Bellesouth hasn’t been as lively as usual lately, and for very good reason: in the past week my mother has begun dialysis treatment. We’ve been waiting for this for quite some time, and I’ve been juggling behind-the-scenes work with a major change in my family’s life.
Our journey toward dialysis began several months ago, when I noticed that my mother’s nails were growing strangely. They were extremely thick and growing into thin tubes. They were becoming increasingly painful and cumbersome through my mother, and my neighbor-slash-nail-gal couldn’t do much with mom’s nails, so I asked her to see her doctor immediately.

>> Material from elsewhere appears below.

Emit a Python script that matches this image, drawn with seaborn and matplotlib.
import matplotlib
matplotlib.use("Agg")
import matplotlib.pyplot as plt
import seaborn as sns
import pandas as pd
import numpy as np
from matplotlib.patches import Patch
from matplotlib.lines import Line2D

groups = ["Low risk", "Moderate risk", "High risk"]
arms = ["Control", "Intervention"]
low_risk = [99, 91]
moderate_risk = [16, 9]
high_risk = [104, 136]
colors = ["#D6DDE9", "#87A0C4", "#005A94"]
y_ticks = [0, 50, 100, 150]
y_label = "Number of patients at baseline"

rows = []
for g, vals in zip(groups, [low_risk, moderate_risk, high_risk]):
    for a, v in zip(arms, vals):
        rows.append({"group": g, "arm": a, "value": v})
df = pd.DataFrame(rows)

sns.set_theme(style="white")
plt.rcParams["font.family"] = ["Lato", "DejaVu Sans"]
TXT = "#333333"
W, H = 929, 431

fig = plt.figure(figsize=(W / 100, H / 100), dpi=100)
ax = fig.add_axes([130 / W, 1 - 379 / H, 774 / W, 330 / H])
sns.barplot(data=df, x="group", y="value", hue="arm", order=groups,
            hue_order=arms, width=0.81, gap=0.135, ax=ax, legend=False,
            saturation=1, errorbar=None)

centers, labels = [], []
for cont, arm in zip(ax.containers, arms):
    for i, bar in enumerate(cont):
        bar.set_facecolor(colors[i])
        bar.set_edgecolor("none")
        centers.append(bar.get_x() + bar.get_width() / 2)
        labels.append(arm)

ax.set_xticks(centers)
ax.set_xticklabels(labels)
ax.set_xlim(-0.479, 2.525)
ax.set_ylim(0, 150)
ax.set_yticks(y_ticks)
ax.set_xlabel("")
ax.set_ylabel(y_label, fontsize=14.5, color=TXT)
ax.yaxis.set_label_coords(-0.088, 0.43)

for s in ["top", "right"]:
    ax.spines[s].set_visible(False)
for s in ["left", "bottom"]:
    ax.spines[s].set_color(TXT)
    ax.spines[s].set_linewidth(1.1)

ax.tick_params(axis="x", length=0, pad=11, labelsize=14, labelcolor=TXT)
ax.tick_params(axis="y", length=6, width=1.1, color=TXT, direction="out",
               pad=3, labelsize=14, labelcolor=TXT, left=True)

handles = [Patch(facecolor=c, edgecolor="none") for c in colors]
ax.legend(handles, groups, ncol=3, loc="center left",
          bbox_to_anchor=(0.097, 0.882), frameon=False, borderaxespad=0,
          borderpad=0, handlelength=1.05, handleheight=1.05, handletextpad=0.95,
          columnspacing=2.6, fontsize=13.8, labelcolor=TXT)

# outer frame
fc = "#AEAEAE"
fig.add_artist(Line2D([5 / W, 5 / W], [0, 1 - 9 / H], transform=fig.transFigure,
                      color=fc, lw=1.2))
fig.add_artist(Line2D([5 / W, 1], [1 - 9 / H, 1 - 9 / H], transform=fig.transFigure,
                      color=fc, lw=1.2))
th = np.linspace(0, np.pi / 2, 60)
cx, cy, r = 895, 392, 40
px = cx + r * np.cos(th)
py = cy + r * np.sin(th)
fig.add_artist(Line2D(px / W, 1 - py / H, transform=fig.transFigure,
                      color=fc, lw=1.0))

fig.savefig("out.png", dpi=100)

That’s when we found out that my mother could possibly be in renal kidney failure. As this article mentions, there is a connection between these nails and kidney disease. Kidney disease is a major risk for diabetics, so it’s very important if you are currently diabetic or at-risk for diabetes that you do all you can to manage it.
In addition to these weird-looking fingernails, Kidney failure also causes serious swelling. Your kidneys’ primary function is to remove toxins from the body, and when they can’t be removed, your body swells up. The buildup of toxins can also affect your mood.
So for the next several months we spent a lot of time talking, being scared, educating ourselves, visiting doctors, and being scared some more.
During the summer, my mother was supposed to begin at-home dialysis. But when she went in for surgery for a peritoneal catheter to begin the process. But my mother’s susceptibility to infection nixed that plan.
So last week, my mother had a subclavian catheter inserted into her chest to begin dialysis. This type of catheter is typically used for chemotherapy, and a fistula (usually in the arm) is used often for dialysis, but for some reason, they decided to put in this catheter. As long as my mother remains on dialysis, which could be the rest of her life, until she gets a kidney transplant, or her kidney function changes.
As if you can’t tell, it’s a very cumbersome device. It kind of pokes out of her chest. And it’s in there and it must be protected at all times. Mom won’t be able to take showers; only “birdbaths,” as her dialysis nurse referred to it this evening. I’ll have to help wash her hair in the kitchen sink. And, well, obviously certain clothes will be difficult for her to wear.
Since she began dialysis treatment in the hospital last week, Mom has drastically improved. The process of dialysis involves cleaning of the blood, and as a result, they’re able to get a lot of fluid off the body. My mother is now losing weight every day, which in this case, is very good.
The main thing is that mom will have to stay with this program. We’ll be working with nurses and nutritionists to make sure she stays on a proper renal diet.
So, just in case you’ve been wondering what I’ve been doing, I’ve been pretty busy. Hopefully this is the beginning of a much easier life for both of us.